## PROBLEM DETAILS
Determine how many lines of the entries contain "page". Reply with that number alone.

## TASK INPUTS
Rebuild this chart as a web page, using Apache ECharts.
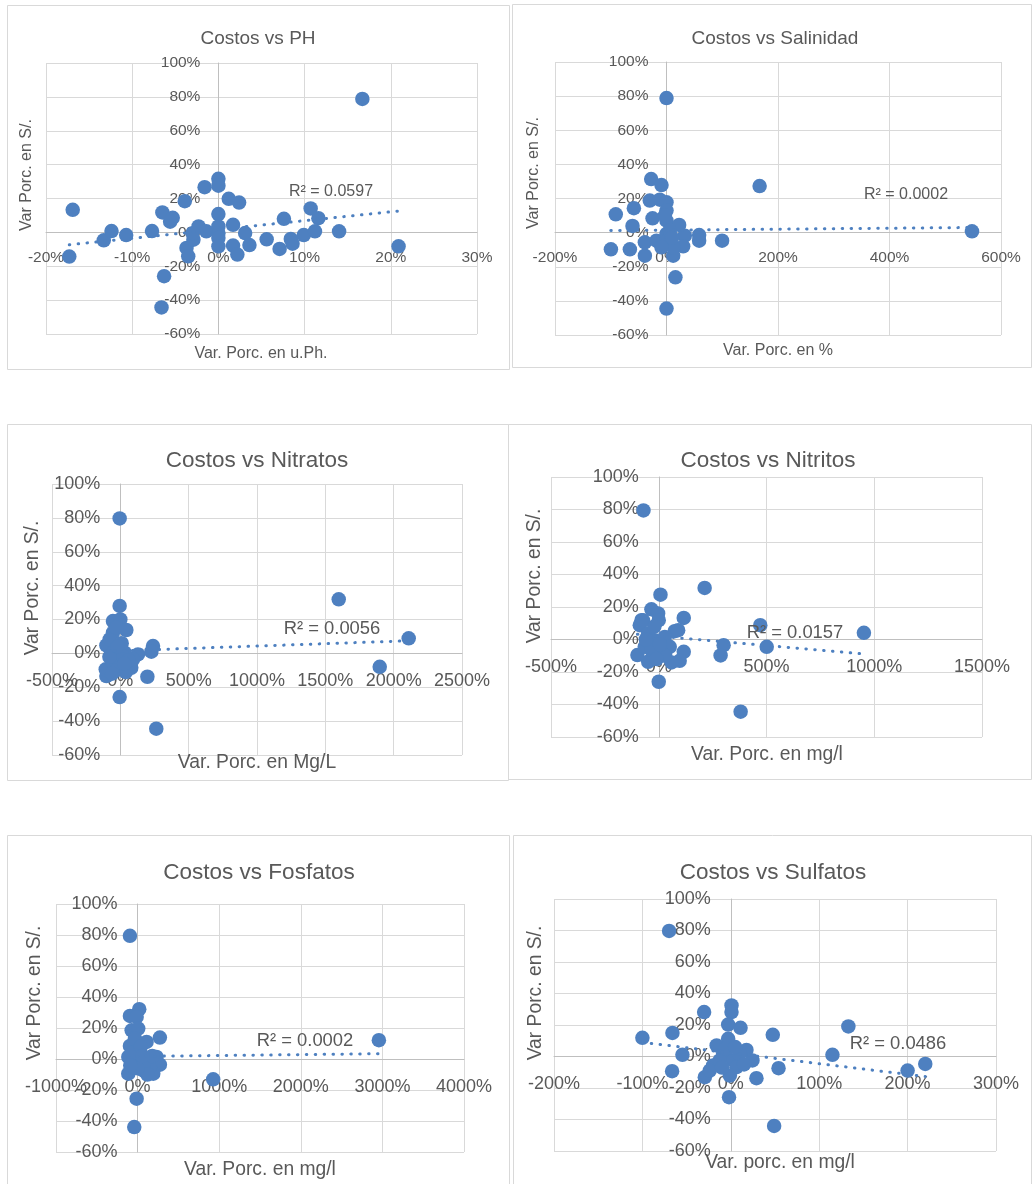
<!DOCTYPE html>
<html><head><meta charset="utf-8">
<script src="https://cdn.jsdelivr.net/npm/echarts@6/dist/echarts.min.js"></script>
<style>html,body{margin:0;padding:0;background:#fff}#c{width:1035px;height:1184px}</style>
</head><body><div id="c"></div>
<script>
// ---------------- DATA (values in %) ----------------
const phPts = [[16.7,78.8],[-16.9,13.3],[-17.3,-14.3],[-13.3,-4.7],[-12.4,0.8],[-10.7,-1.6],[-7.7,0.8],[-6.5,11.8],[-5.3,8.6],[-5.6,6.3],[-3.9,18.4],[-6.3,-25.9],[-6.6,-44.3],[-1.6,26.7],[0,31.6],[0,27.6],[1.2,19.8],[2.4,17.6],[0,10.8],[-2.3,3.5],[-1.4,0.6],[-3.7,-9.2],[-3.5,-14.1],[-2.9,-4.3],[-3.0,-0.5],[0,3.5],[0,-0.5],[0,-3.3],[0,-8.2],[1.7,4.5],[1.7,-7.8],[2.2,-13.1],[3.1,-0.4],[3.6,-7.5],[5.6,-4.1],[7.1,-9.8],[7.6,8.0],[8.4,-3.9],[8.6,-6.7],[9.9,-1.6],[10.7,14.1],[11.6,8.4],[11.2,0.6],[14.0,0.6],[20.9,-8.2]];
const phTrend = [[-17.3,-7.3],[20.9,12.6]];

const salPts = [[0,78.9],[167,27.3],[548,0.8],[-27.5,31.4],[-9,27.9],[-30,18.8],[-12,19.3],[0,17.8],[-91,10.7],[-58.5,14.3],[-61,3.9],[-25,8.4],[0,12.9],[0,7],[22.7,4.5],[32.8,-1.8],[58.5,-1.4],[58.5,-4.7],[99.7,-4.7],[29.9,-8.0],[-99.7,-9.8],[-65.7,-9.8],[-38.8,-13.5],[-38.8,-5.7],[-18,-4.7],[0,-0.8],[0,-4.7],[12,-13.5],[16,-26.2],[0,-44.5],[12,-8.6],[-9,-8.6],[6,1.2],[-3,10],[10,-3]];
const salTrend = [[-100,1.2],[548,3.0]];

const nitraPts = [[-5,79.7],[1598,31.9],[2110,8.9],[1898,-7.9],[-5,28],[-54,19.1],[0,20],[44,13.8],[-54,12.2],[-102,4.7],[-5,2.4],[129,-0.6],[239,4.3],[227,1.0],[198,-13.8],[263,-44.5],[-5,-25.8],[-102,-13.4],[-107,-9.4],[-54,-5.5],[-5,-7.5],[80,-8.5],[93,-3.5],[-54,0.4],[32,0.4],[-78,8.3],[-29,15.2],[20,-1.6],[-80,-2],[-30,-10],[40,-11],[60,-4],[10,6],[-60,-12],[-20,4],[30,-6]];
const nitraTrend = [[-107,1.2],[2110,7.45]];

const nitriPts = [[-71,79.4],[213,31.7],[8,27.6],[-34,18.6],[-3,16],[0,11.9],[-80,11.9],[-88,8.8],[116,13.3],[471,8.8],[952,4.1],[501,-4.5],[74,5.1],[301,-3.5],[287,-9.8],[380,-44.4],[0,-26],[116,-7.6],[97,-13.1],[59,-14.1],[-99,-9.6],[-49,-13.7],[-19,-0.4],[28,1.6],[51,-4.5],[-49,3.7],[-65,-4.5],[12,-8.6],[-34,-6.5],[-73,11.8],[-20,8],[30,-10],[-60,0],[5,-3],[90,5.7],[-10,-12]];
const nitriTrend = [[-99,3.2],[952,-8.9]];

const fosPts = [[-94,79.5],[2957,12.1],[926,-13.1],[20,32.1],[-94,27.8],[-12,27.1],[-73,18.5],[8,19.6],[273,13.8],[-94,8.4],[110,11],[-114,1.3],[29,4.5],[232,1.3],[273,-3.7],[192,-9.5],[-114,-9.5],[-12,-25.6],[-41,-43.9],[69,-7.3],[-53,-5.2],[-12,-0.9],[151,-5.2],[-33,13.1],[69,-3],[-60,4],[40,8],[120,-10],[0,-6],[-90,-4],[180,2],[60,2]];
const fosTrend = [[-114,1.6],[2957,3.4]];

const sulPts = [[-69.8,79.7],[-100,11.9],[-66,15],[-30.2,28.2],[0.8,32.4],[0.8,28.2],[-3,20.3],[11,18.2],[47.5,13.8],[133,19.1],[115,1.1],[200,-8.9],[220,-4.7],[54,-7.4],[29,-13.8],[49,-44.1],[-2,-25.8],[-29.4,-13.1],[-66.4,-9.3],[-54.7,1.1],[17.7,4.2],[24.5,-2.5],[-3,11.2],[-16,7],[-8.7,1.7],[2.6,-2.5],[6.4,-6.8],[-20,-5.7],[-1.1,-12.1],[-12.5,-2.5],[10,1.7],[-23.8,-8.9],[-6,5],[5,6],[15,-5],[-10,-7]];
const sulTrend = [[-100,9.0],[220,-12.7]];

const chartTitles = ['Costos vs PH','Costos vs Salinidad','Costos vs Nitratos','Costos vs Nitritos','Costos vs Fosfatos','Costos vs Sulfatos'];
const xAxisNames = ['Var. Porc. en u.Ph.','Var. Porc. en %','Var. Porc. en Mg/L','Var. Porc. en mg/l','Var. Porc. en mg/l','Var. porc. en mg/l'];
const yAxisName = 'Var Porc. en S/.';
const r2Labels = ['R² = 0.0597','R² = 0.0002','R² = 0.0056','R² = 0.0157','R² = 0.0002','R² = 0.0486'];
const xRanges = [[-20,30,10],[-200,600,200],[-500,2500,500],[-500,1500,500],[-1000,4000,1000],[-200,300,100]];
const yRange = [-60,100,20];
const allPts = [phPts, salPts, nitraPts, nitriPts, fosPts, sulPts];
const allTrends = [phTrend, salTrend, nitraTrend, nitriTrend, fosTrend, sulTrend];

// ---------------- LAYOUT ----------------
const FONT = 'Liberation Sans, Arial, sans-serif';
const TXT = '#595959';
const BLUE = '#4e80c0';
const small = {title:19, tick:15.5, name:16, r2:16, xm:17, ym:18};
const big = {title:22.5, tick:18, name:19.3, r2:18.4, xm:19, ym:20};
const layout = [
  {box:[7,5,502,364],   grid:[46,63,431,271],  title:[258,39],  xName:[261,354],  yName:[27,175],  r2:[331,192],  f:small},
  {box:[512,4,519,363], grid:[555,62,446,273], title:[775,39],  xName:[778,351],  yName:[534,173], r2:[906,195],  f:small},
  {box:[7,424,501,356], grid:[52,484,410,271], title:[257,461], xName:[257,763],  yName:[33,588],  r2:[332,629],  f:big},
  {box:[508,424,523,355],grid:[551,477,431,260],title:[768,461], xName:[767,755],  yName:[535,576], r2:[795,633],  f:big},
  {box:[7,835,502,400], grid:[56,904,408,248], title:[259,873], xName:[260,1170], yName:[35,993],  r2:[305,1041], f:big},
  {box:[513,835,518,400],grid:[554,899,442,252],title:[773,873], xName:[780,1163], yName:[536,993], r2:[898,1044], f:big}
];

const grids = [], xAxes = [], yAxes = [], series = [], graphics = [];
layout.forEach((L, i) => {
  const f = L.f;
  grids.push({left:L.grid[0], top:L.grid[1], width:L.grid[2], height:L.grid[3], containLabel:false, outerBoundsMode:'none'});
  const axisCommon = {
    type:'value', gridIndex:i,
    axisLine:{show:true, onZero:false, lineStyle:{color:'#bfbfbf', width:1}},
    axisTick:{show:false},
    splitLine:{show:true, lineStyle:{color:'#d9d9d9', width:1}},
  };
  xAxes.push(Object.assign({}, axisCommon, {
    position:'bottom', offset:0,
    min:xRanges[i][0], max:xRanges[i][1], interval:xRanges[i][2],
    axisLabel:{formatter:v => v + '%', color:TXT, fontSize:f.tick, fontFamily:FONT, margin:f.xm}
  }));
  yAxes.push(Object.assign({}, axisCommon, {
    position:'left', offset:0,
    min:yRange[0], max:yRange[1], interval:yRange[2],
    axisLabel:{formatter:v => v + '%', color:TXT, fontSize:f.tick, fontFamily:FONT, margin:f.ym}
  }));
  series.push({
    type:'scatter', xAxisIndex:i, yAxisIndex:i, data:allPts[i],
    symbol:'circle', symbolSize:14.5, itemStyle:{color:BLUE, opacity:1}, z:3, silent:true
  });
  series.push({
    type:'line', xAxisIndex:i, yAxisIndex:i, data:allTrends[i],
    showSymbol:false, symbol:'none', z:4, silent:true,
    lineStyle:{color:BLUE, width:3, type:[0.5,8.4], cap:'round'}
  });
  graphics.push({type:'rect', shape:{x:L.box[0]+0.5, y:L.box[1]+0.5, width:L.box[2], height:L.box[3]},
    style:{fill:'none', stroke:'#d9d9d9', lineWidth:1}, silent:true, z:0});
  graphics.push({type:'text', x:L.title[0], y:L.title[1], silent:true, z:10,
    style:{text:chartTitles[i], fill:TXT, font:`${f.title}px ${FONT}`, textAlign:'center', textVerticalAlign:'middle'}});
  graphics.push({type:'text', x:L.xName[0], y:L.xName[1], silent:true, z:10,
    style:{text:xAxisNames[i], fill:TXT, font:`${f.name}px ${FONT}`, textAlign:'center', textVerticalAlign:'middle'}});
  graphics.push({type:'text', x:L.yName[0], y:L.yName[1], rotation:Math.PI/2, silent:true, z:10,
    style:{text:yAxisName, fill:TXT, font:`${f.name}px ${FONT}`, textAlign:'center', textVerticalAlign:'middle'}});
  graphics.push({type:'text', x:L.r2[0], y:L.r2[1], silent:true, z:10,
    style:{text:r2Labels[i], fill:TXT, font:`${f.r2}px ${FONT}`, textAlign:'center', textVerticalAlign:'middle'}});
});

const chart = echarts.init(document.getElementById('c'), null, {renderer:'canvas'});
chart.setOption({
  backgroundColor:'#ffffff',
  animation:false,
  grid:grids, xAxis:xAxes, yAxis:yAxes, series:series,
  graphic:{elements:graphics}
});

// Move each axis so it crosses the other at 0 (Excel style), using the library's own scale.
// Repeat so the layout settles (grid rect is read back from the library each pass).
for (let pass = 0; pass < 3; pass++) {
  const xFix = [], yFix = [];
  layout.forEach((L, i) => {
    const p = chart.convertToPixel({gridIndex:i}, [0, 0]);
    const pMin = chart.convertToPixel({gridIndex:i}, [xRanges[i][0], yRange[0]]);
    xFix.push({offset: -(pMin[1] - p[1])});
    yFix.push({offset: -(p[0] - pMin[0])});
  });
  chart.setOption({xAxis:xFix, yAxis:yFix});
}
</script></body></html>
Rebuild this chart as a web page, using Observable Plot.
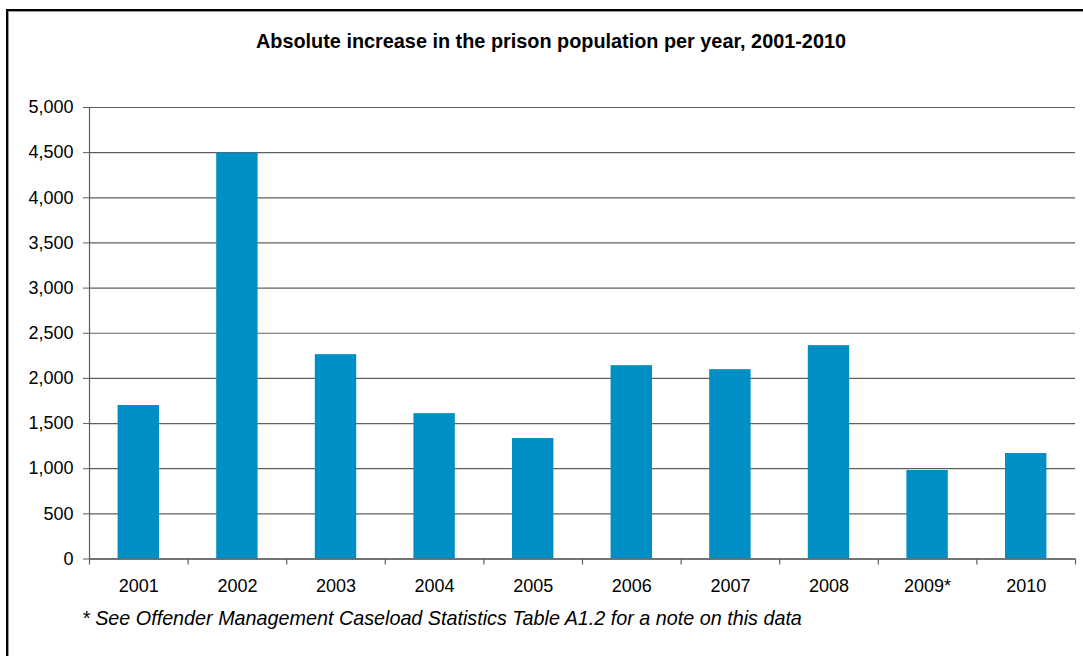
<!DOCTYPE html>
<html>
<head>
<meta charset="utf-8">
<script src="https://cdn.jsdelivr.net/npm/d3@7"></script>
<script src="https://cdn.jsdelivr.net/npm/@observablehq/plot@0.6"></script>
<style>
  html, body { margin: 0; padding: 0; background: #fff; }
  #wrap { position: relative; width: 1083px; height: 656px; overflow: hidden; background: #fff; font-family: "Liberation Sans", Arial, sans-serif; }
  #border { position: absolute; left: 6px; top: 9px; width: 1200px; height: 800px; border-top: 2px solid #000; border-left: 2px solid #000; box-shadow: inset 1px 1px 0 #999; }
  #title { position: absolute; left: 0; width: 1102px; top: 32px; text-align: center; font-weight: bold; font-size: 19.85px; line-height: 1; color: #000; white-space: nowrap; }
  #note { position: absolute; left: 82px; top: 609px; font-style: italic; font-size: 19.75px; line-height: 1; color: #000; white-space: nowrap; }
  #chart { position: absolute; left: 0; top: 0; }
</style>
</head>
<body>
<div id="wrap">
  <div id="border"></div>
  <div id="chart"></div>
  <div id="title">Absolute increase in the prison population per year, 2001-2010</div>
  <div id="note">* See Offender Management Caseload Statistics Table A1.2 for a note on this data</div>
</div>
<script>
const years = ["2001", "2002", "2003", "2004", "2005", "2006", "2007", "2008", "2009*", "2010"];
const increases = [1700, 4495, 2263, 1610, 1334, 2141, 2097, 2363, 980, 1168];
const yTicks = [0, 500, 1000, 1500, 2000, 2500, 3000, 3500, 4000, 4500, 5000];

const data = years.map((year, i) => ({year, value: increases[i]}));

const W = 1083, H = 600;
const mL = 89, mR = 8, mT = 107, mB = 41.5;
const step = (W - mL - mR) / years.length;
const gridColor = "#5f5f5f";
const font = "Liberation Sans, Arial, sans-serif";

const chart = Plot.plot({
  width: W,
  height: H,
  marginLeft: mL,
  marginRight: mR,
  marginTop: mT,
  marginBottom: mB,
  style: {fontFamily: font, fontSize: "18px", color: "#000", background: "transparent", overflow: "visible"},
  x: {domain: years, paddingInner: 0.58, paddingOuter: 0.29, round: false, label: null},
  y: {domain: [0, 5000], label: null},
  marks: [
    Plot.gridY(yTicks, {stroke: gridColor, strokeOpacity: 1, strokeWidth: 1.2}),
    Plot.barY(data, {x: "year", y: "value", fill: "#008fc4"}),
    Plot.ruleX(years.slice(0, 1), {x: d => d, stroke: gridColor, strokeWidth: 1.2, dx: -step * 0.5, y1: 0, y2: 5000}),
    Plot.ruleX(years, {x: d => d, y1: 0, y2: 0, dx: -step * 0.5, insetBottom: -6, stroke: gridColor, strokeWidth: 1.2}),
    Plot.ruleX(years.slice(-1), {x: d => d, y1: 0, y2: 0, dx: step * 0.5, insetBottom: -6, stroke: gridColor, strokeWidth: 1.2}),
    Plot.ruleY([0], {stroke: gridColor, strokeWidth: 1.4}),
    Plot.axisY(yTicks, {tickSize: 6, tickPadding: 10, stroke: gridColor, tickFormat: d3.format(","), fontSize: 18, label: null}),
    Plot.axisX({tickSize: 0, tickPadding: 20, fontSize: 18, label: null})
  ]
});
document.getElementById("chart").appendChild(chart);
</script>
</body>
</html>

## EXPECTED ANSWER
2